After losing two quarterbacks in the past two weeks, the Philadelphia Eagles went searching for a reliable backup to starter Carson Wentz. They found their answer at ESPN.
Josh McCown, who retired two months ago after 17 years of pro football and had begun working as an NFL analyst for ESPN, signed a one-year contract with the Eagles on Saturday. He’ll bring experience and leadership to a young group of quarterbacks, and considering Wentz has suffered season-ending injuries the past two years, he’s expected to be ready to play.
“Knowing Josh and the type of person he is and the high character and quality person he is, knowing his family dynamic and everything, I mean he still has a fire to play,” Eagles head coach Doug Pederson said. “I think he’s at that point in his career, if things work out, if he’s the backup, whatever it is, he can be content in that role. He just wants to help and he has that desire.”
— Philadelphia Eagles (@Eagles) August 17, 2019
Backup Nate Sudfeld broke his wrist on his non-throwing arm in the preseason opener, and third-stringer Cody Kessler left Thursday’s preseason game with a concussion.
At 40 years old, McCown joins his 11th NFL team after spending the past two seasons with the New York Jets, with whom he posted career highs in yards, completion percentage and touchdowns in 2017. McCown has now been with a team in every division except the AFC South.
“There were only a certain number of teams I think I would be interested in and that met the criteria I talked about, and this was certainly one of them,” McCown told the Delaware News Journal.
He wanted to be on a Super Bowl contender, as McCown’s teams have only made one postseason appearance, (2008 with Carolina), and McCown has never played in the playoffs.
And the Eagles wanted someone who would be a good teammate, which McCown has been everywhere he’s gone. Eagles wide receiver Alshon Jeffery bonded with McCown when the two were teammates in Chicago (2012-13).
“Josh is awesome,” Jeffery said. “I don’t know one person that I know that can say nothing bad about him. He’s a great father. He’s a great human being. Just a guy that you love being around. Just come into the room and everyone gravitates to him.”

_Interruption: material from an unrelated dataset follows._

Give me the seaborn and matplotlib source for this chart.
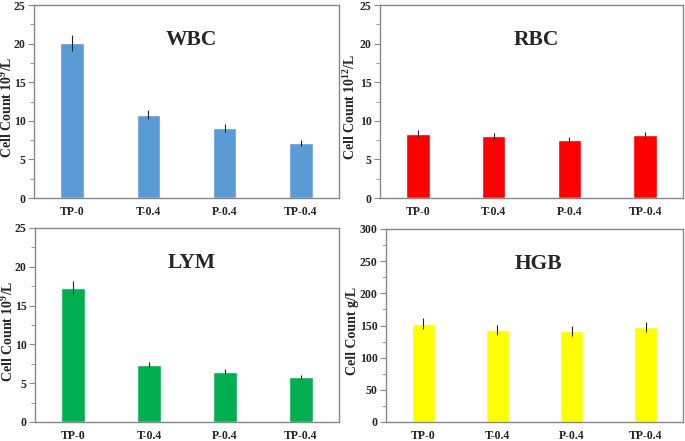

Moving from team to team has made McCown a lot of friends, but it’s also made for much uncertainty. That hasn’t always been wanted, but McCown can look back and see its benefit.
“I’ve always wanted to know that I’m going to be on this team for this amount of time so I can have my future set,” he told The Increase, a partner of Sports Spectrum. “Selfishly, I wanted to know everything was going to be OK. Looking over the course of my career and the way it has been so uncertain, I see how my circumstances have continued to put me in a space of faith all the time. I’m thankful for that.”
McCown grew up going to church in the south, but was really impacted his first few years in the NFL when he saw other men living out a life for Christ. The foundation he had growing up and the beliefs he held were being lived out in front of him, and he soon started seeing similar actions in himself.
“My life is not my own,” McCown says. “And that’s a very freeing thing. I’m free because I’ve surrendered to Christ. All the worldly expectations and standards are gone because I’ve surrendered and chosen to follow Jesus. All the things that used to weigh me down, I no longer have to worry about. I can live freely knowing there will be good days and there will be bad days. There will be days when I fall miserably short of the standard God calls to me to. But He still loves me.”